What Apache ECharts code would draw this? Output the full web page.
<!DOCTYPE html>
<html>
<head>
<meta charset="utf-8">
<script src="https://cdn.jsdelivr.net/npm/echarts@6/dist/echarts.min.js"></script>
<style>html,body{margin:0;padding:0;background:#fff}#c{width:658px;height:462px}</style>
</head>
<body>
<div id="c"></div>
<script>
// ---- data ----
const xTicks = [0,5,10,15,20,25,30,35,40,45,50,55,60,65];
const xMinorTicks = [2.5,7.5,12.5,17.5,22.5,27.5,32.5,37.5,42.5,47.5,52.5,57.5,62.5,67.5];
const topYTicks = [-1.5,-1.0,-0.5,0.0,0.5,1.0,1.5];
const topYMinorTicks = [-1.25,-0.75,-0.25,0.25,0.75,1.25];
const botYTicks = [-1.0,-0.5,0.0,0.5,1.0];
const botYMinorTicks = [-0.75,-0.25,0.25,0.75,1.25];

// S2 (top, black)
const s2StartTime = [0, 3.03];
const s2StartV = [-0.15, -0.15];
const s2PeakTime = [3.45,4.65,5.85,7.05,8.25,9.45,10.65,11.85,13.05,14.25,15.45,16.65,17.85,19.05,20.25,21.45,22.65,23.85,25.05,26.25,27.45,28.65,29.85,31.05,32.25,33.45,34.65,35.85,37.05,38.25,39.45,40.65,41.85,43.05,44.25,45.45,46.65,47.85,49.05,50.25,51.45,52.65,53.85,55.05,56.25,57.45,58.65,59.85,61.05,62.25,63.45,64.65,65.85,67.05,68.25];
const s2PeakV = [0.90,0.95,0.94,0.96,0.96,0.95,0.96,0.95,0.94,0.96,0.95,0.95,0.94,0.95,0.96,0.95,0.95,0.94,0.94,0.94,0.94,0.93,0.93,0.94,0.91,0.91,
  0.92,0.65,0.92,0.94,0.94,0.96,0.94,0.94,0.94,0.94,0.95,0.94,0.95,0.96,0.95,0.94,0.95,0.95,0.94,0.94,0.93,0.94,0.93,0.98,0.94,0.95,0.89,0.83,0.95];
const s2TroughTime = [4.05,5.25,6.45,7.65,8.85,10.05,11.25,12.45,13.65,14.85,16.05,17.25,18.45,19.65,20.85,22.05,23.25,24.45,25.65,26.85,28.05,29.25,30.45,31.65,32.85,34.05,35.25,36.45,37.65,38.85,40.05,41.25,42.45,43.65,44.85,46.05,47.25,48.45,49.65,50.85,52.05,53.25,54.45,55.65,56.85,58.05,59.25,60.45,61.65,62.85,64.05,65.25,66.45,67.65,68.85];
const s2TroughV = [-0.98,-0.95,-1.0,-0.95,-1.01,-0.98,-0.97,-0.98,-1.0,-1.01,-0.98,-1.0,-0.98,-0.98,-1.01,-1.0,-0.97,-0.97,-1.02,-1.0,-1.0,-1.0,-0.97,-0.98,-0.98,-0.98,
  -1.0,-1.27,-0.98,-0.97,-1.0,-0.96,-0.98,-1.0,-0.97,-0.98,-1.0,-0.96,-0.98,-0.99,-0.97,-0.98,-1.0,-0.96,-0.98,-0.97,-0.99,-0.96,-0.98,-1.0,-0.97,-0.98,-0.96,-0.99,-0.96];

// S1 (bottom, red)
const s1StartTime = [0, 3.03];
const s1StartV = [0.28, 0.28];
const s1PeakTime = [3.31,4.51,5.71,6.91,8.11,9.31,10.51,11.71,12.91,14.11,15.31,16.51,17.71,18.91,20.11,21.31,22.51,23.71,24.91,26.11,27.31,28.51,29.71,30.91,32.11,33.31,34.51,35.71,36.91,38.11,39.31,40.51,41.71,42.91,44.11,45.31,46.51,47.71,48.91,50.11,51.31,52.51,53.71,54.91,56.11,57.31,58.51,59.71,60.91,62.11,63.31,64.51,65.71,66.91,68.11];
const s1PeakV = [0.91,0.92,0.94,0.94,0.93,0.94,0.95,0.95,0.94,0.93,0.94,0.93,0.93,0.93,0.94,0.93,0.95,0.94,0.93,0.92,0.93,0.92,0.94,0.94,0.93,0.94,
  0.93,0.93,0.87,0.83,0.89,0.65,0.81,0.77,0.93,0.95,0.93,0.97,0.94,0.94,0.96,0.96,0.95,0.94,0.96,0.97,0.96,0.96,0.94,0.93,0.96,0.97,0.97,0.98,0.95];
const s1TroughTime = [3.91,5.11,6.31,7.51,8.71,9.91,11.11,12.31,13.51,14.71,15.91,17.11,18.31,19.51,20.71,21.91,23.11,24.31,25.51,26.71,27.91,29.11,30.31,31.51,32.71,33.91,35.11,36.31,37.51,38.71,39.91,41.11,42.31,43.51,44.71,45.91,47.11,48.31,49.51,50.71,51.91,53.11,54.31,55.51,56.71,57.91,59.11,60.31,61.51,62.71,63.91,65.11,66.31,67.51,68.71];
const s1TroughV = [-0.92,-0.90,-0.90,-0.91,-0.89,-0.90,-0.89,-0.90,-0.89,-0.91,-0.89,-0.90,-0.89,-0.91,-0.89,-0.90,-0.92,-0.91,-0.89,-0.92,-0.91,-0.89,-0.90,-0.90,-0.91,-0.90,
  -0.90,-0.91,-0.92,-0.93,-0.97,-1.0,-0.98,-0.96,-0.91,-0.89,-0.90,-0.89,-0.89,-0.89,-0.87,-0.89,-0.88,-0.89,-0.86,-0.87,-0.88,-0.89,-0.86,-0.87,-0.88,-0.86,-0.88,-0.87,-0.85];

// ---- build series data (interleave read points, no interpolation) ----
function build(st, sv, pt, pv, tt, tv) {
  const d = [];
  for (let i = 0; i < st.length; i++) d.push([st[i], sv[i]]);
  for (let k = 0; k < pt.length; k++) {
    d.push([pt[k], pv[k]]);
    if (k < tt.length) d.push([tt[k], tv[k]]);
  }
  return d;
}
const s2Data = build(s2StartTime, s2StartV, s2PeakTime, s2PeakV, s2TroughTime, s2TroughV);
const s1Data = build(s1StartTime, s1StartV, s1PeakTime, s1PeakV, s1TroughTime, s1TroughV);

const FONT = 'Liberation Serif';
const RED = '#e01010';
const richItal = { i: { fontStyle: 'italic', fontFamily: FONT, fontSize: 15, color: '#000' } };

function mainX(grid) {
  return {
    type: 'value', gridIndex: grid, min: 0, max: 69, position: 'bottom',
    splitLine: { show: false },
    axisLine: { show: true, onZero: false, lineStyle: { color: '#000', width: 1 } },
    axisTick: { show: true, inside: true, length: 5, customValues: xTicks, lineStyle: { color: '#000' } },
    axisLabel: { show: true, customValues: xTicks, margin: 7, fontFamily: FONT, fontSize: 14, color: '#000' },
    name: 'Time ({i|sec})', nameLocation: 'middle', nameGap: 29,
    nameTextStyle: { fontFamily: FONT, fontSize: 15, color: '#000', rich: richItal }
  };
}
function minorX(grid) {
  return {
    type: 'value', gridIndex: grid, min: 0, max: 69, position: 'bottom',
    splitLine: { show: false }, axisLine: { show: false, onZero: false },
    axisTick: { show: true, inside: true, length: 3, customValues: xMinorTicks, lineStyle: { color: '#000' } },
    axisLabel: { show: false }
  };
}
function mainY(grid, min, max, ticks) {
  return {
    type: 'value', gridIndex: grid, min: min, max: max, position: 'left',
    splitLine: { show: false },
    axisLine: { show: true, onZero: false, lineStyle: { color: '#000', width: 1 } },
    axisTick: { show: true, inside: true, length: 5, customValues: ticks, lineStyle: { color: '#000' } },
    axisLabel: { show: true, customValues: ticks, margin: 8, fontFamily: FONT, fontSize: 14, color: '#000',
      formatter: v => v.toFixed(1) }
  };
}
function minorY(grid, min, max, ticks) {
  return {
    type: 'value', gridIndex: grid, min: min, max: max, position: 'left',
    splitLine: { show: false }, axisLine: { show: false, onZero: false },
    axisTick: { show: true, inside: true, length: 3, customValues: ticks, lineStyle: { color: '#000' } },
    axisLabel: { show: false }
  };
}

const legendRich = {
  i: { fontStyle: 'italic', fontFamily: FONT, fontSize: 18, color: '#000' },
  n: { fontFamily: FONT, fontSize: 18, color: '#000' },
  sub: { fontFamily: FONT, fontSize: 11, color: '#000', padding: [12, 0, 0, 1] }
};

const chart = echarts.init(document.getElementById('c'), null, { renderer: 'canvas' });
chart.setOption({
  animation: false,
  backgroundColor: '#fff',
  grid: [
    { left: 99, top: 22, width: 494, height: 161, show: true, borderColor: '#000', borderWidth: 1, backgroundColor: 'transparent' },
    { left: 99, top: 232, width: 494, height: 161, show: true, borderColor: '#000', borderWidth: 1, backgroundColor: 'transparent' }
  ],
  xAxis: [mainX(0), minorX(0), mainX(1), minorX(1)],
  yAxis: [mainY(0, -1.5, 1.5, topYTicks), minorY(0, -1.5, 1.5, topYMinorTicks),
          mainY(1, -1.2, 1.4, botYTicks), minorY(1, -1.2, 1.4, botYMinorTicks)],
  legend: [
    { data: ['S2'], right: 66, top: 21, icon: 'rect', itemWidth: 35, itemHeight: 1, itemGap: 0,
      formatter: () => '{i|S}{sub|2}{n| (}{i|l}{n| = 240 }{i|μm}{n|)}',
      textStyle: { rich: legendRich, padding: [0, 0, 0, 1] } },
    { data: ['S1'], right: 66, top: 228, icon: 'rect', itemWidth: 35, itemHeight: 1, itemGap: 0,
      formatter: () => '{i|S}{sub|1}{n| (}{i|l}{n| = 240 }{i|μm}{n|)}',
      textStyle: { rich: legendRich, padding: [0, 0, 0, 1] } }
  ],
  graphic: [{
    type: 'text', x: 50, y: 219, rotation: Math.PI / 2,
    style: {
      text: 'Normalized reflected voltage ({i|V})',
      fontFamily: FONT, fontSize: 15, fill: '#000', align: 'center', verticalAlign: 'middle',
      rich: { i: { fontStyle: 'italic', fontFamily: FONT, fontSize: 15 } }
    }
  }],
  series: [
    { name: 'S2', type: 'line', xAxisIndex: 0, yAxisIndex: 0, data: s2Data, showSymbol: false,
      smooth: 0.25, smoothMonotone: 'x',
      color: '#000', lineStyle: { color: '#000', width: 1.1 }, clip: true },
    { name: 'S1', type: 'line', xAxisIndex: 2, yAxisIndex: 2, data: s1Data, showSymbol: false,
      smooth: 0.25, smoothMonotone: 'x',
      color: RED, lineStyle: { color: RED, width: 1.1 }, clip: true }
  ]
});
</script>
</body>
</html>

____________

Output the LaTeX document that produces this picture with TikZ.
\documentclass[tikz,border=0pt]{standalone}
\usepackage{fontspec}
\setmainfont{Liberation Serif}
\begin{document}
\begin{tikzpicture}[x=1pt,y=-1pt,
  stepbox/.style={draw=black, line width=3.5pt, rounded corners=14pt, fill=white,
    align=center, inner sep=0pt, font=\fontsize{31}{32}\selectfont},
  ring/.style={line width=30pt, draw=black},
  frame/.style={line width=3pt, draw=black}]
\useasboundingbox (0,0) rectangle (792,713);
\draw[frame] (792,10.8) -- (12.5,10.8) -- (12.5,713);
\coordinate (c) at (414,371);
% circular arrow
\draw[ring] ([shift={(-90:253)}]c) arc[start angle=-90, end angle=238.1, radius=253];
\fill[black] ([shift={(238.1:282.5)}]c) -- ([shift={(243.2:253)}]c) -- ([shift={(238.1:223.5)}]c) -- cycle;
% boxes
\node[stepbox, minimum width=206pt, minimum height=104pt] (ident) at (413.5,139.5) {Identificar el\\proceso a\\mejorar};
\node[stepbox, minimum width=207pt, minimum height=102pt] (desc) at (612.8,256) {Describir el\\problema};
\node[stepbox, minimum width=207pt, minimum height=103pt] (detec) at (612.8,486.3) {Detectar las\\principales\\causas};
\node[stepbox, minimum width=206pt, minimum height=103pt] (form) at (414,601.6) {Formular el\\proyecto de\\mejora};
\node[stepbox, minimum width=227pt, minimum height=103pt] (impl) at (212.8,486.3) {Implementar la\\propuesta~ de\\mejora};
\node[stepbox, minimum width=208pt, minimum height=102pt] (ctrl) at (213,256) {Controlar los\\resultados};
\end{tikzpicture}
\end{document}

____________

Within the material above, extract exactly the lines that start at the line containing "What Apache ECharts" and stop after the line containing "const botYMinorTicks = [-0.75,-0.25,0.25,0.75,1.25];", and only those.

# Solution to this problem:
What Apache ECharts code would draw this? Output the full web page.
<!DOCTYPE html>
<html>
<head>
<meta charset="utf-8">
<script src="https://cdn.jsdelivr.net/npm/echarts@6/dist/echarts.min.js"></script>
<style>html,body{margin:0;padding:0;background:#fff}#c{width:658px;height:462px}</style>
</head>
<body>
<div id="c"></div>
<script>
// ---- data ----
const xTicks = [0,5,10,15,20,25,30,35,40,45,50,55,60,65];
const xMinorTicks = [2.5,7.5,12.5,17.5,22.5,27.5,32.5,37.5,42.5,47.5,52.5,57.5,62.5,67.5];
const topYTicks = [-1.5,-1.0,-0.5,0.0,0.5,1.0,1.5];
const topYMinorTicks = [-1.25,-0.75,-0.25,0.25,0.75,1.25];
const botYTicks = [-1.0,-0.5,0.0,0.5,1.0];
const botYMinorTicks = [-0.75,-0.25,0.25,0.75,1.25];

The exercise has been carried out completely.